A legion to be born!

However, we do not wish to limit such a cause to the short hours of our jubilee prayer. On the contrary, we would like this concern for vocations to live within all of us throughout the years to come. This must be first and foremost in our prayers, obviously, but also in the zeal that each one of us will deploy to this end. All of us have to work for this great cause: priests, without a doubt, by their example and their supernatural enthusiasm; but also fathers and mothers! For it is with the zeal that they will unleash for the development and sanctification of their families that tomorrow’s vocations depend. Pope Pius XI so perfectly summarised this when he said that “the first and most natural place where the flowers of the sanctuary should almost spontaneously grow and bloom, remains always the truly and deeply Christian family”[14]. We will come back to these thoughts in greater detail in a future letter to you.

Make no mistake about our intentions. We are launching a project that will last for years! That is why we wish to place it most particularly under the protection of Our Lady of Sorrows. Already through her fiat of the Annunciation, her virginal womb became the first cathedral where the Word Himself, taking on our human nature, received the anointing that made Him the Consecrated One of God, and established the new priesthood… Then, at the foot of the Cross, Jesus entrusted to the Sorrowful and Immaculate Heart of Mary the priesthood of Saint John, establishing her, through the beloved apostle, as Mother of all priests. Thus, through her compassion, and the sufferings of Calvary, which she intimately united to the sufferings of her Divine Son, Our Blessed Lady gave birth to the Church of yesterday, today and tomorrow.

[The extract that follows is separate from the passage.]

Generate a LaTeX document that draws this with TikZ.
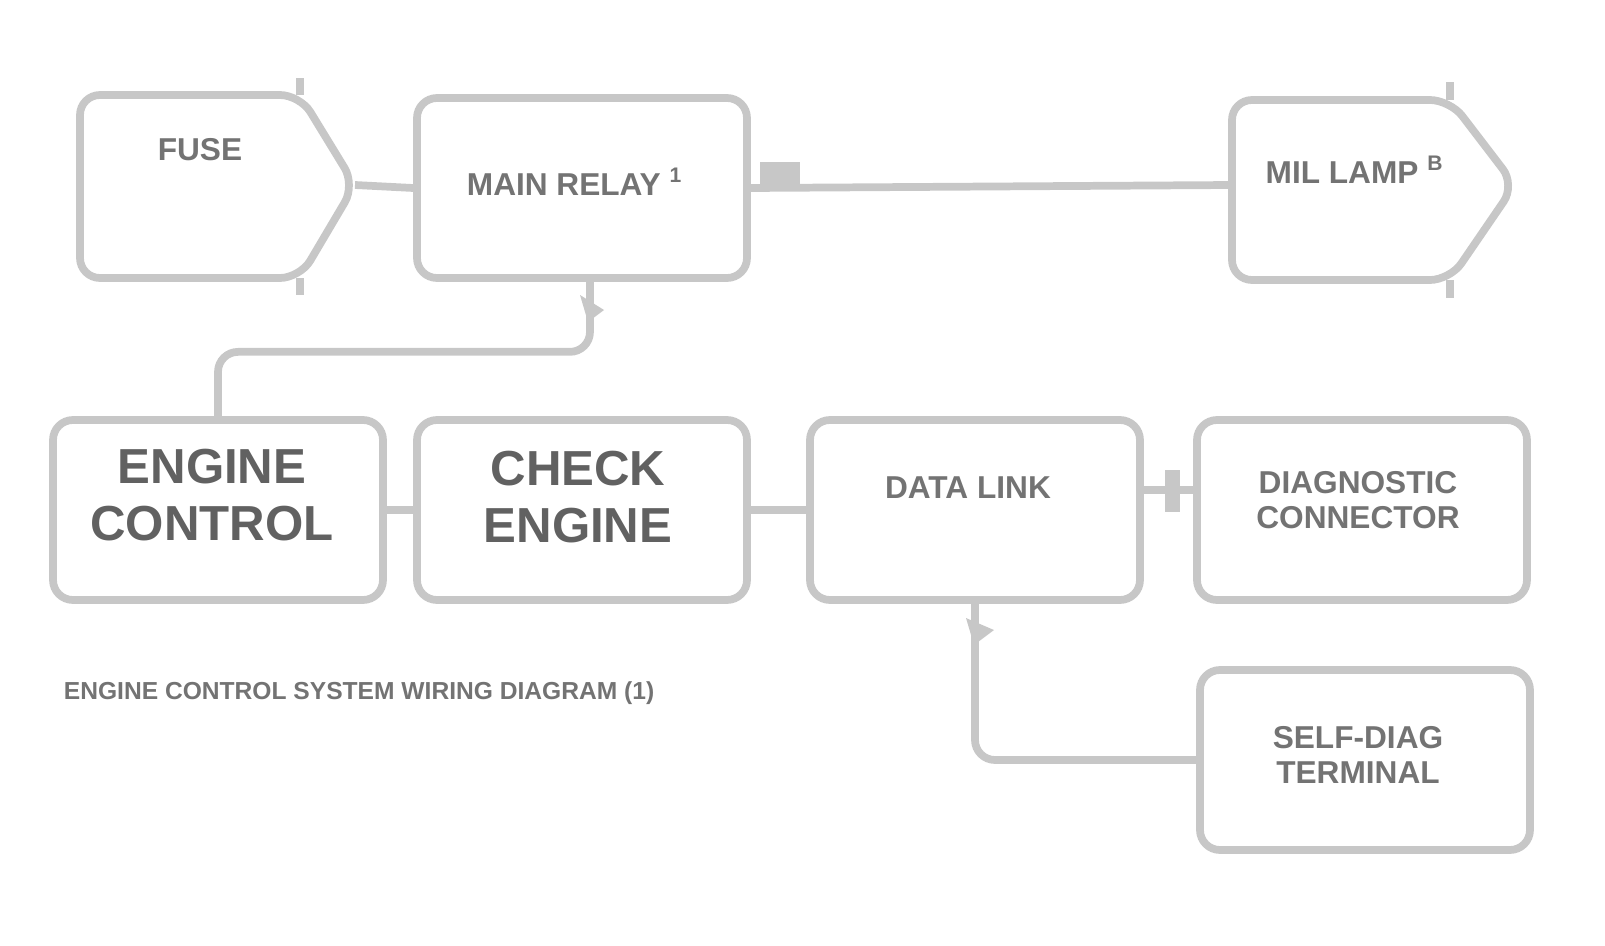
\documentclass[tikz,border=0pt]{standalone}
\usepackage{fontspec}
\setmainfont{Liberation Sans}
\usetikzlibrary{arrows, arrows.meta}
\usetikzlibrary{positioning}

\begin{document}
\begin{tikzpicture}[x=0.1mm,y=-0.1mm,
  line width=2.2pt, draw=black!22, rounded corners=2mm,
  unitbox/.style={draw=black!22, rounded corners=2mm, minimum width=33mm, minimum height=18mm, inner sep=0pt},
  lbl/.style={text=black!55, font=\bfseries\fontsize{9}{10}\selectfont, align=center, inner sep=0pt},
  biglbl/.style={text=black!62, font=\bfseries\fontsize{14}{16}\selectfont, align=center, inner sep=0pt}]
\useasboundingbox (0,0) rectangle (1605,946);
% top row
\draw (80,95) -- (300,95) -- (355,185) -- (300,278) -- (80,278) -- cycle;
\draw [rounded corners=0pt] (300,78) -- (300,95);
\draw [rounded corners=0pt] (300,278) -- (300,295);
\coordinate (plug) at (355,185);
\node [lbl] (fuse) at (200,150) {FUSE};
\node [unitbox] (relay) at (582,188) {};
\node [lbl] (relaytxt) at (575,182) {MAIN RELAY \textsuperscript{1}};
\draw (1232,100) -- (1450,100) -- (1515,185) -- (1450,280) -- (1232,280) -- cycle;
\draw [rounded corners=0pt] (1450,82) -- (1450,100);
\draw [rounded corners=0pt] (1450,280) -- (1450,298);
\coordinate (lamp) at (1232,185);
\node [lbl] (lamptxt) at (1355,170) {MIL LAMP \textsuperscript{B}};
\draw (plug) -- (relay.west);
\draw (relay.east) -- (lamp);
\fill [black!22, rounded corners=0pt] (760,162) rectangle (800,188);
% bottom row
\node [unitbox] (ecu) at (218,510) {};
\node [biglbl] (ecutxt) at (212,495) {ENGINE\\CONTROL};
\node [unitbox] (chk) at (582,510) {};
\node [biglbl] (chktxt) at (578,497) {CHECK\\ENGINE};
\node [unitbox] (dlink) at (975,510) {};
\node [lbl] (dlinktxt) at (968,488) {DATA LINK};
\node [unitbox] (diag) at (1362,510) {};
\node [lbl] (diagtxt) at (1358,500) {DIAGNOSTIC\\CONNECTOR};
\node [unitbox] (term) at (1365,760) {};
\node [lbl] (termtxt) at (1358,755) {SELF-DIAG\\TERMINAL};
\node [lbl, anchor=west, font=\bfseries\fontsize{7}{8}\selectfont] (caption) at (60,693) {ENGINE CONTROL SYSTEM WIRING DIAGRAM (1)};
% connectors
\draw (relay.south) ++(8,0) coordinate (r1) -- ++(0,70) -| (ecu.north);
\fill [black!22, rounded corners=0pt] (580,295) -- (604,310) -- (588,322) -- cycle;
\draw (ecu.east) -- (chk.west);
\draw (chk.east) -- (dlink.west);
\draw (dlink.east |- 0,490) -- (diag.west |- 0,490);
\fill [black!22, rounded corners=0pt] (1165,470) rectangle (1180,512);
\draw (dlink.south) |- (term.west);
\fill [black!22, rounded corners=0pt] (966,618) -- (994,630) -- (974,645) -- cycle;
\end{tikzpicture}
\end{document}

It is to her, then, that we must direct our urgent prayers. Let us confidently implore her to grant us the vocations that we so desperately need. In very concrete terms: Let us tirelessly use the powerful weapon of the most holy rosary. Throughout this Jubilee Year, which will begin on 24th December 2024 and end on 6th January 2026, let us conquer Heaven with a continual supplication of fervent rosaries for vocations. We will not try to keep count of them, nor do we wish to limit their number. However, we are counting on the determination of each and every one of us to devote this Holy Year to the fruitful recitation of the rosary. We are counting, in particular, on the prayers of the children in our families and schools – and on their sacrifices too! This is why we urge their parents and teachers to do everything possible to help these children to be enormously generous.

Then, on 20th August 2025, we shall be able to solemnly lay at the feet of Our Blessed Lady an incalculable number of rosaries and sacrifices, as a tribute of our gratitude and humble trust in the power of her maternal intercession. May we thus, under her guidance, all work towards the blossoming of the many holy vocations that will make the Church of tomorrow holy!

I wish you all – and all your families – a very holy and blessed Christmas.

May God bless you!

Menzingen, 20th December 2024

Don Davide Pagliarani, Superior General

 


[1] Sermon, Ecône, 7th January 1973.
[2] Encyclical Menti Nostræ.
[3] Jn. 6:20.
[4] Jn. 8:12.
[5] Rom. 8:38-39.
[6] Cf. Eph. 3:17.
[7] Jn. 18:37.
[8] 2 Cor. 11:14.
[9] Sermon, Ecône, 21st May 1983.
[10] Heb. 5:4.
[11] Mt. 9:37-38.
[12] Pius XII, Encyclical Menti Nostræ.
[13] Missale Romanum, Votive Mass to ask for priestly vocations.
[14]Encyclical Ad Catholici sacerdotii.